Watch the scene where Deeds gets the hired help to yell and whoop it up inside his mansion just so they can all hear and enjoy the sound of their own voices echoing from wall to wall. It is a fantastic scene, but just one of many in this movie where you can feel layers upon layers of cynicism melting away from your soul.
10/10. Clark Richards
Thank you Library of Congress for restoring this wonderful film. Initially, I expected this Frank Capra flick to overwhelm me with sentimentality and false, overly contrived setups. Well, yes and yes with two huge buts: Gary Cooper and Jean Arthur. The acting is so good, so right in tone, humor, pace -- it makes everything believable (even the silly court scene at the end). It's a feel-good movie that still has a bitter-sweet message. Jean Arthur's acting is beyond anything I've recently seen -- every emotion is perfectly telegraphed with just the right intonation. Gary Cooper (who was nominated for best actor) sprinkles his complex role with the necessary amount of macho pixie dust. Highly recommended. Can't wait to see Mr. Smith goes to Washington.
Gary Cooper plays the title character here perfectly, even though the character lacks credibility in terms of how he is so astute about some things and yet so naïve about others. Jean Arthur also has an interesting character - one for whom we are not sure when and when not she is pretending. The romance between these two characters is simple formulaic and predictable, but the messages that the film has help to pull it through.

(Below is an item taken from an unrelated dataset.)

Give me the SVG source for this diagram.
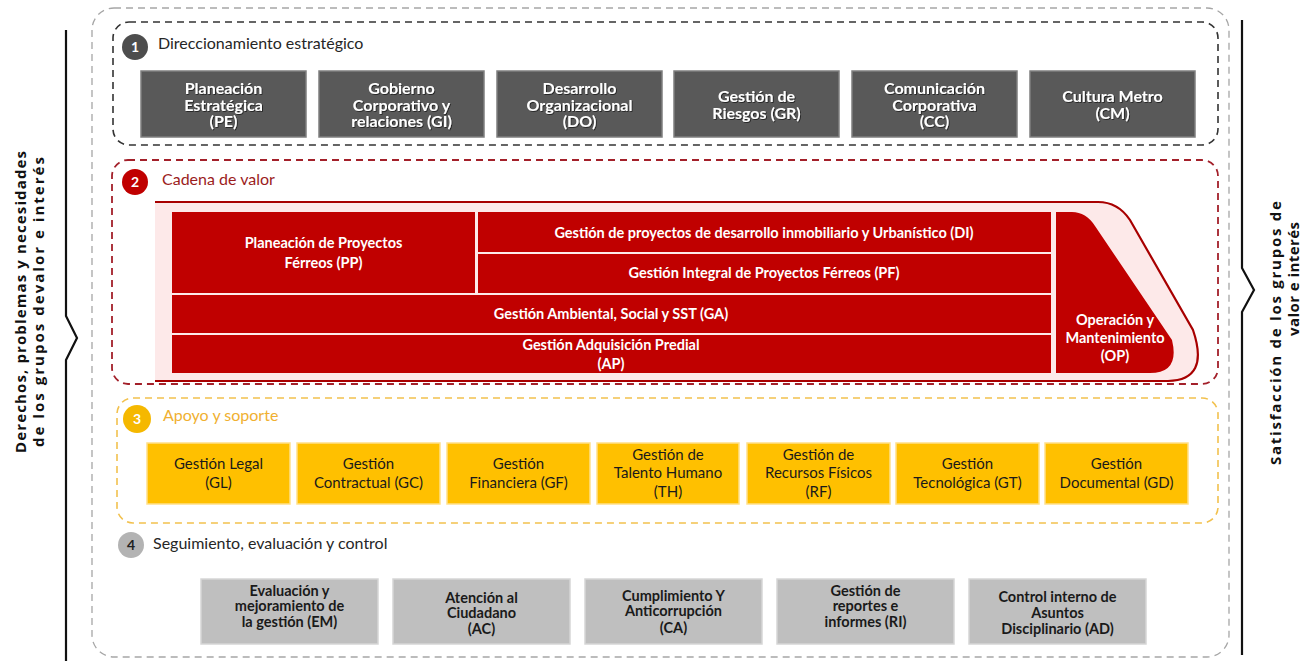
<svg xmlns="http://www.w3.org/2000/svg" width="1314" height="661" viewBox="0 0 1314 661">
<defs>
<filter id="sh" x="-10%" y="-10%" width="120%" height="130%"><feDropShadow dx="0.8" dy="0.8" stdDeviation="0.4" flood-color="#000" flood-opacity="0.7"/></filter>
</defs>
<style>
.frame{fill:none;stroke-dasharray:7 5}
.head{font-family:Lato,"Liberation Sans",sans-serif;font-size:16px}
.num{font-family:Lato,"Liberation Sans",sans-serif;font-size:14px;font-weight:bold;text-anchor:middle}
.b1{fill:#595959;stroke:#7f7f7f;stroke-width:1.5}
.t1{font-family:Lato,"Liberation Sans",sans-serif;font-size:16px;font-weight:bold;fill:#fff;text-anchor:middle;filter:url(#sh)}
.b2{fill:#c00000}
.t2{font-family:Lato,"Liberation Sans",sans-serif;font-size:14.5px;font-weight:bold;fill:#fff;text-anchor:middle}
.b3{fill:#ffc000;stroke:#ffe08a;stroke-width:1.5}
.t3{font-family:Lato,"Liberation Sans",sans-serif;font-size:15px;fill:#1a1a1a;text-anchor:middle}
.b4{fill:#bfbfbf;stroke:#d6d6d6;stroke-width:1.5}
.t4{font-family:Lato,"Liberation Sans",sans-serif;font-size:14.5px;font-weight:bold;fill:#1a1a1a;text-anchor:middle}
.side{font-family:"Open Sans","Liberation Sans",sans-serif;font-size:15px;font-weight:bold;fill:#111;text-anchor:middle}
.brk{fill:none;stroke:#111;stroke-width:2.2}
</style>

<g id="connectors">
  <path class="brk" d="M66,30 V316 L77,338 L66,360 V661"/>
  <path class="brk" d="M1242,20 V268 L1254,290 L1242,312 V655"/>
</g>

<g id="side-left">
  <text class="side" transform="translate(26,302) rotate(-90)" textLength="302" lengthAdjust="spacing">Derechos, problemas y necesidades</text>
  <text class="side" transform="translate(44,302) rotate(-90)" textLength="290" lengthAdjust="spacing">de los grupos devalor e interés</text>
</g>
<g id="side-right">
  <text class="side" transform="translate(1281,333) rotate(-90)" textLength="264" lengthAdjust="spacing">Satisfacción de los grupos de</text>
  <text class="side" transform="translate(1299,279) rotate(-90)" textLength="114" lengthAdjust="spacing">valor e interés</text>
</g>

<g id="outer">
  <rect class="frame" x="92" y="8" width="1137" height="649" rx="22" stroke="#a6a6a6" stroke-width="1.3"/>
</g>

<g id="sec1">
  <rect class="frame" x="113" y="22" width="1105" height="123" rx="16" stroke="#333" stroke-width="1.6"/>
  <circle cx="135" cy="47" r="13" fill="#4d4d4d"/>
  <text class="num" x="135" y="52" fill="#fff">1</text>
  <text class="head" x="158" y="49" fill="#262626">Direccionamiento estratégico</text>
</g>
<g id="PE"><rect class="b1" x="141" y="71" width="165" height="66"/><text class="t1"><tspan x="223.5" y="94">Planeación</tspan><tspan x="223.5" y="110.5">Estratégica</tspan><tspan x="223.5" y="127">(PE)</tspan></text></g>
<g id="GI"><rect class="b1" x="319" y="71" width="165" height="66"/><text class="t1"><tspan x="401.5" y="94">Gobierno</tspan><tspan x="401.5" y="110.5">Corporativo y</tspan><tspan x="401.5" y="127">relaciones (GI)</tspan></text></g>
<g id="DO"><rect class="b1" x="497" y="71" width="165" height="66"/><text class="t1"><tspan x="579.5" y="94">Desarrollo</tspan><tspan x="579.5" y="110.5">Organizacional</tspan><tspan x="579.5" y="127">(DO)</tspan></text></g>
<g id="GR"><rect class="b1" x="674" y="71" width="165" height="66"/><text class="t1"><tspan x="756.5" y="102">Gestión de</tspan><tspan x="756.5" y="119">Riesgos (GR)</tspan></text></g>
<g id="CC"><rect class="b1" x="852" y="71" width="165" height="66"/><text class="t1"><tspan x="934.5" y="94">Comunicación</tspan><tspan x="934.5" y="110.5">Corporativa</tspan><tspan x="934.5" y="127">(CC)</tspan></text></g>
<g id="CM"><rect class="b1" x="1030" y="71" width="165" height="66"/><text class="t1"><tspan x="1112.5" y="102">Cultura Metro</tspan><tspan x="1112.5" y="119">(CM)</tspan></text></g>

<g id="sec2">
  <rect class="frame" x="112" y="160" width="1106" height="224" rx="16" stroke="#a3202a" stroke-width="1.8"/>
  <circle cx="135" cy="182" r="13" fill="#c00000"/>
  <text class="num" x="135" y="187" fill="#fff">2</text>
  <text class="head" x="162" y="185" fill="#9b1c1c">Cadena de valor</text>
  <path d="M155,202 H1098 Q1118,202 1130,220 L1193,330 Q1210,380 1168,381 H155" fill="#fde9e9" stroke="#a80000" stroke-width="2.2"/>
</g>
<g id="PP"><rect class="b2" x="172" y="212" width="303" height="81"/><text class="t2"><tspan x="323.5" y="248">Planeación de Proyectos</tspan><tspan x="323.5" y="268">Férreos (PP)</tspan></text></g>
<g id="DI"><rect class="b2" x="478" y="212" width="573" height="40"/><text class="t2" x="764" y="238">Gestión de proyectos de desarrollo inmobiliario y Urbanístico (DI)</text></g>
<g id="PF"><rect class="b2" x="478" y="254" width="573" height="39"/><text class="t2" x="764" y="278">Gestión Integral de Proyectos Férreos (PF)</text></g>
<g id="GA"><rect class="b2" x="172" y="295" width="879" height="38"/><text class="t2" x="611" y="319">Gestión Ambiental, Social y SST (GA)</text></g>
<g id="AP"><rect class="b2" x="172" y="335" width="879" height="38"/><text class="t2"><tspan x="611" y="350">Gestión Adquisición Predial</tspan><tspan x="611" y="369">(AP)</tspan></text></g>
<g id="OP"><path class="b2" d="M1056,373 V212 H1072 Q1086,212 1095,226 L1172,340 Q1180,373 1150,373 Z"/><text class="t2"><tspan x="1115" y="325">Operación y</tspan><tspan x="1115" y="343">Mantenimiento</tspan><tspan x="1115" y="361">(OP)</tspan></text></g>

<g id="sec3">
  <rect class="frame" x="117" y="398" width="1101" height="125" rx="16" stroke="#f2c14e" stroke-width="1.6"/>
  <circle cx="137" cy="419" r="14" fill="#f5b800"/>
  <text class="num" x="137" y="424" fill="#fff">3</text>
  <text class="head" x="163" y="421" fill="#f0b030">Apoyo y soporte</text>
</g>
<g id="GL"><rect class="b3" x="147" y="443" width="143" height="61"/><text class="t3"><tspan x="218.5" y="469">Gestión Legal</tspan><tspan x="218.5" y="488">(GL)</tspan></text></g>
<g id="GC"><rect class="b3" x="297" y="443" width="143" height="61"/><text class="t3"><tspan x="368.5" y="469">Gestión</tspan><tspan x="368.5" y="488">Contractual (GC)</tspan></text></g>
<g id="GF"><rect class="b3" x="447" y="443" width="143" height="61"/><text class="t3"><tspan x="518.5" y="469">Gestión</tspan><tspan x="518.5" y="488">Financiera (GF)</tspan></text></g>
<g id="TH"><rect class="b3" x="597" y="443" width="142" height="61"/><text class="t3"><tspan x="668" y="460">Gestión de</tspan><tspan x="668" y="478">Talento Humano</tspan><tspan x="668" y="497">(TH)</tspan></text></g>
<g id="RF"><rect class="b3" x="747" y="443" width="143" height="61"/><text class="t3"><tspan x="818.5" y="460">Gestión de</tspan><tspan x="818.5" y="478">Recursos Físicos</tspan><tspan x="818.5" y="497">(RF)</tspan></text></g>
<g id="GT"><rect class="b3" x="896" y="443" width="143" height="61"/><text class="t3"><tspan x="967.5" y="469">Gestión</tspan><tspan x="967.5" y="488">Tecnológica (GT)</tspan></text></g>
<g id="GD"><rect class="b3" x="1045" y="443" width="143" height="61"/><text class="t3"><tspan x="1116.5" y="469">Gestión</tspan><tspan x="1116.5" y="488">Documental (GD)</tspan></text></g>

<g id="sec4">
  <circle cx="131" cy="545" r="13" fill="#b3b3b3"/>
  <text class="num" x="131" y="550" fill="#222">4</text>
  <text class="head" x="153" y="549" fill="#262626">Seguimiento, evaluación y control</text>
</g>
<g id="EM"><rect class="b4" x="201" y="579" width="177" height="65"/><text class="t4"><tspan x="289.5" y="596">Evaluación y</tspan><tspan x="289.5" y="611">mejoramiento de</tspan><tspan x="289.5" y="627">la gestión (EM)</tspan></text></g>
<g id="AC"><rect class="b4" x="393" y="579" width="177" height="65"/><text class="t4"><tspan x="481.5" y="603">Atención al</tspan><tspan x="481.5" y="618">Ciudadano</tspan><tspan x="481.5" y="634">(AC)</tspan></text></g>
<g id="CA"><rect class="b4" x="585" y="579" width="177" height="65"/><text class="t4"><tspan x="673.5" y="601">Cumplimiento  Y</tspan><tspan x="673.5" y="616">Anticorrupción</tspan><tspan x="673.5" y="633">(CA)</tspan></text></g>
<g id="RI"><rect class="b4" x="777" y="579" width="177" height="65"/><text class="t4"><tspan x="865.5" y="596">Gestión de</tspan><tspan x="865.5" y="611">reportes e</tspan><tspan x="865.5" y="627">informes (RI)</tspan></text></g>
<g id="AD"><rect class="b4" x="969" y="579" width="177" height="65"/><text class="t4"><tspan x="1057.5" y="602">Control interno de</tspan><tspan x="1057.5" y="618">Asuntos</tspan><tspan x="1057.5" y="634">Disciplinario (AD)</tspan></text></g>
</svg>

It is a slight satire on the media, the justice system, and generally the way in which we function as individual human beings. The film also ends on a high note, with many laughs towards the end of the courtroom sequences. It is a bit fanciful, and arguably Stander is added in just for laughs, plus there are a few other minor imperfections. However 'minor' is the key word here: it is overall enjoyable and well made stuff either way.